This classic example of LR parsing is found in virtually all compiler
textbooks.  It is an unambiguous grammar.  After you **`cargo install rustlr`**
you can produce a LALR parser from this grammar file with:

>  rustlr test1.grammar

The first and the only required argument to the executable is the path of the
grammar file.  Optional arguments (after the grammar path) that can be
given to the executable are:

- **-lr1** : this will create a full LR(1) parser if LALR does not suffice.
  The default is LALR, which works for most examples.  A sample grammar
  requiring full LR(1) can be found **[here](https://cs.hofstra.edu/~cscccl/rustlr_project/nonlalr.grammar).**
  Rustlr will always try to resolve shift-reduce conflicts by precedence and associativity
  declarations (see later examples) and reduce-reduce conflicts by rule order.
  So it will generate some kind of parser in any case.  The next chapter will
  explain in detail how conflicts are resolved.
- **-o filepath** : changes the default destination of the generated parser, which is
  a file called [test1parser.rs](https://cs.hofstra.edu/~cscccl/rustlr_project/test1/src/test1parser.rs).
- **-genlex** : automatically generates a lexical scanner using the built-in
[StrTokenizer][1].  Manually constructing a scanner is also
possible and will be the subject of a future chapter.  The genlex option is
also automatically enabled by the presence of certain declarations in the
grammar file, such as **`lexvalue`**.
- **-auto** or **-genabsyn** : automatically generates abstract syntax data types and required semantic actions.  See [Chapter 4](https://cs.hofstra.edu/~cscccl/rustlr_project/chapter4.html).  This feature is not recommended for beginners.
- **-trace n**  : where n is a non-negative integer defining the trace level.
  Level 0 prints nothing; level 1, which is the default, prints a little more
  information.  Each greater level will print all information in lower levels.
  -trace 3 will print the states of the LR finite state machine, which could
  be useful for debugging and training the parser for error message output.
- **-nozc** : this produces an older version of the runtime parser that does not use
  the new zero-copy lexical analyzer trait.  This option is only retained
  for backwards compatibility with grammars and lexical scanners written prior
  to rustlr version 0.2.0.  This option is not capable of generating a lexical
  scanner.

The generated parser will be a program
[test1parser.rs](https://cs.hofstra.edu/~cscccl/rustlr_project/test1/src/test1parser.rs)
that contains a **`make_parser`** function.  If the `-genlex` option
is used, it will also contain a struct `test1lexer` that implements
the [Tokenizer][tktrait].  RustLr will derive the name of the grammar
(test1) from the file path, unless there is a declaration of the form

>  grammarname somename

in the grammar spec, in which case the parser generated will be called
"somenameparser.rs". The parser must import some elements of rustlr so it
should be used in a crate.  We will come back to how to use the
generated parser later.

####  GRAMMAR FORMAT

The first line in the grammar specification:
 
>  valuetype i32  

(alternatively `absyntype i32`) defines the type of value returned by
the parser.  In most cases that would be some enum that defines an
abstract syntax tree, but here we will just calculate an i32 value.
The default valuetype (if none declared) is `()`, unit. 
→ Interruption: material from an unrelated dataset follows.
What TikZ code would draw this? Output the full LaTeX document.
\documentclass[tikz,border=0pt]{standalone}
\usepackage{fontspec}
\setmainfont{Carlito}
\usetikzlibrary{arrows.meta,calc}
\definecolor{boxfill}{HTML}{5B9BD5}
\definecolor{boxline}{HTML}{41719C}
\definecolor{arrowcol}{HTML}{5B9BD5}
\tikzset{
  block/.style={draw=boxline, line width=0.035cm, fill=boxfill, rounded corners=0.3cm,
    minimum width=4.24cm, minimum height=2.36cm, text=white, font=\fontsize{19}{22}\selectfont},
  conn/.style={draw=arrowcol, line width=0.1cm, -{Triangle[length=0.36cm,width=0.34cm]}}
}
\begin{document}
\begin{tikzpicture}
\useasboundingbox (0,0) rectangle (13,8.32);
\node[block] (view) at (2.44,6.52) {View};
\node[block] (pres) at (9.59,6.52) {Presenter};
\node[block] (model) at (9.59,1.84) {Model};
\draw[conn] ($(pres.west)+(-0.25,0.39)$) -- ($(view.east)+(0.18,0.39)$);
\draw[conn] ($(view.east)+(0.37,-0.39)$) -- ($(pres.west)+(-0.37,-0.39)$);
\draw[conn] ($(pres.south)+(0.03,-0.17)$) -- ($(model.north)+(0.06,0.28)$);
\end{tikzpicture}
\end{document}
**The valuetype you choose must implement the Default trait.**

RustLr requires that all grammar symbols be defined before any production
rules using multiple "nonterminals" or "terminals" directives.


####  Top Nonterminal
>  topsym E

You should designate one particular non-terminal symbol as the top symbol:
The parser generator will always create an extra production rule of the
form   `START -->  topsym EOF`

####  Grammar Production Rules

You will get an error message if the grammar symbols are not defined before
the grammar rules.  Each rule is indicated by a non-terminal symbol followed
by `-->`, `::=` , or  `==>`.  The symbol `::=` is interpreted to be the same
as `-->`.  `==>` is for rules that span multiple lines that you will find used
in other grammars (later chapters).  You can specify multiple production
rules with the same left-hand side nonterminal using |  which you will
also find used in other grammars.

The right hand side of each rule must separate each symbol with
whitespaces.  For each grammar symbol such as E, you can optionally
bind a "label" such as `E:a`, `E:(a)`, `E:@pattern@` or
`E:v@pattern@`.  Each type of binding carries a different meaning and
affects how they will be used in the semantic action part of the rule. The
grammar used in this Chapter will only use the first two forms: `a` and `(a)`.
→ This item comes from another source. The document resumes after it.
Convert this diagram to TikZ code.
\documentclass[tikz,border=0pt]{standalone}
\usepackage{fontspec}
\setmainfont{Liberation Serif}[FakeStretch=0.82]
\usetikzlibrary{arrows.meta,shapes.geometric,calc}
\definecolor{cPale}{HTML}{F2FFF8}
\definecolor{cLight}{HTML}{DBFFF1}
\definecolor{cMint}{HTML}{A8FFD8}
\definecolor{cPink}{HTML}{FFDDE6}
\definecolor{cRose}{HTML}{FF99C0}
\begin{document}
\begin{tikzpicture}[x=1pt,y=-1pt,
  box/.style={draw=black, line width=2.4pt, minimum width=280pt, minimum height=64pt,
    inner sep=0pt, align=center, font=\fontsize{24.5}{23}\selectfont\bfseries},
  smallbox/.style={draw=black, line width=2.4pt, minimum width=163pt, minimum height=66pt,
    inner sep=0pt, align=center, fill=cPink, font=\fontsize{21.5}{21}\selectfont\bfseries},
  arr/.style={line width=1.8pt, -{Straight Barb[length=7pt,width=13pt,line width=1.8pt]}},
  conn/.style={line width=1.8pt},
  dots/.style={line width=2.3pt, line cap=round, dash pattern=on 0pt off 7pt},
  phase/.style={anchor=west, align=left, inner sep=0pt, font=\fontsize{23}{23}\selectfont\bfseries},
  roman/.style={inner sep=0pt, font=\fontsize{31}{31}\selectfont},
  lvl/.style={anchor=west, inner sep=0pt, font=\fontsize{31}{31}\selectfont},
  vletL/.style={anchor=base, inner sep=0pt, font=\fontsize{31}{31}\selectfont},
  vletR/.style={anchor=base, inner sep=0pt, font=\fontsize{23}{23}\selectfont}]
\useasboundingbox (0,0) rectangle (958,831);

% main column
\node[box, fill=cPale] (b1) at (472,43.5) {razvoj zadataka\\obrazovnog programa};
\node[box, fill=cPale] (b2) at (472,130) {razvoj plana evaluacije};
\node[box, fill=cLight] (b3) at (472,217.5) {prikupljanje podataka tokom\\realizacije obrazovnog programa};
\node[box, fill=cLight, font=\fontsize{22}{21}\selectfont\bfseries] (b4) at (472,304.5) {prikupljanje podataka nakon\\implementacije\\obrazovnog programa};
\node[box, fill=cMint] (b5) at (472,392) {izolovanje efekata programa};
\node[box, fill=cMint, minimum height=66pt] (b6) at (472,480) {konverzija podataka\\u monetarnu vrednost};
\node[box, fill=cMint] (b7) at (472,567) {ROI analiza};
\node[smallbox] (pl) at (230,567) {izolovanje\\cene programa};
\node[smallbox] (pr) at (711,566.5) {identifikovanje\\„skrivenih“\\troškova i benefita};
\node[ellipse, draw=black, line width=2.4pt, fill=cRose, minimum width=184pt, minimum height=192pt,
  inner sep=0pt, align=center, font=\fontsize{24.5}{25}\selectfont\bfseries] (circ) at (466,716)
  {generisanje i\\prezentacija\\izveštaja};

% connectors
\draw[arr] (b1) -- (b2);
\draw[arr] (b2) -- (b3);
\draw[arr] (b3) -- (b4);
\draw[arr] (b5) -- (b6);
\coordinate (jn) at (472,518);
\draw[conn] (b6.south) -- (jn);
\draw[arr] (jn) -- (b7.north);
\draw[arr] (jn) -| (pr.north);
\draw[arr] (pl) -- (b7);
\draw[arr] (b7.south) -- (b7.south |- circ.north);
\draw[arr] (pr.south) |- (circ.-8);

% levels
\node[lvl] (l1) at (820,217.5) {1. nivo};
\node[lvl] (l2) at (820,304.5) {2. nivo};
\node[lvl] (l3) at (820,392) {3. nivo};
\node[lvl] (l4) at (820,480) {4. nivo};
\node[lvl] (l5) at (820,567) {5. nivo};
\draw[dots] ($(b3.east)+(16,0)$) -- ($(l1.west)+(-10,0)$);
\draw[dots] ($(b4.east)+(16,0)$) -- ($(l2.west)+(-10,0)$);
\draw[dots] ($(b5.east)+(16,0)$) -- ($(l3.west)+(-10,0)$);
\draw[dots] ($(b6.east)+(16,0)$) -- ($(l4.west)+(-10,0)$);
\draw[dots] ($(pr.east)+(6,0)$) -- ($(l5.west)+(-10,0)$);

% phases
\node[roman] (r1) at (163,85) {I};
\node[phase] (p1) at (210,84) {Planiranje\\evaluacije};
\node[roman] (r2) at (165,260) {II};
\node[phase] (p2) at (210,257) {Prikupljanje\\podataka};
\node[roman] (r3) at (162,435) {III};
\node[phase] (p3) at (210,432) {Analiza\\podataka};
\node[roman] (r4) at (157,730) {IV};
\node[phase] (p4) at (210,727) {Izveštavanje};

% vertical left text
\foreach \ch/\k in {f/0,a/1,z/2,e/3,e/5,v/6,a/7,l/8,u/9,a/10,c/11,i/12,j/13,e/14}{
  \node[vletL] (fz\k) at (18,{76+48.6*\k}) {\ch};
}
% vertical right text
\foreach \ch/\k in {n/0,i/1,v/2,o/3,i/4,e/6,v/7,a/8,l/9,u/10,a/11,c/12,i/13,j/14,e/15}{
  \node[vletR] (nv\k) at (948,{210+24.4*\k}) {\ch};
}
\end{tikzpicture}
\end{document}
The right-hand side of a rule may be empty, which will make the
non-terminal on the left side of `-->` "nullable".
           
####  SEMANTIC ACTIONS

Each rule can optionally end with a semantic action inside { and },
which can only follow all grammar symbols making up the right-hand
side of the production rule.  This is a piece of Rust code that will
be injected *verbatim* into the generated parser.  This code will have
access to any labels associated with the symbols defined using ":".
In a label such as `E:e`, e is of type [StackedItem][sitem], which includes the
following fields:
   -  **.value** : `e.value` refers to the semantic value associated with this
     symbol, which in this case is of type i32 but in general will be of the
     type defined by the "valuetype" or "absyntype" directive.
   -  **.line** : the line number in the original source where this syntactic
     construct begins.  Lines start at 1.
   -  **.column** : the column number (character position on the line) where
     this syntactic construct begins.  Columns start at 1.

However, if we are only interested in the .value of the label, we can
also capture the value directly using the form demonstrated by
`T:(t)`: in this case `t` refers *only* to the .value of the popped
StackedItem.  In case the valuetype can be described by an irrefutable
pattern, such as `(i32,i32)`, a label such as `E:(a,b)` can also used
to directly capture the value.  The other kinds of labels (with the
`@` symbol) will be described in the next chapter.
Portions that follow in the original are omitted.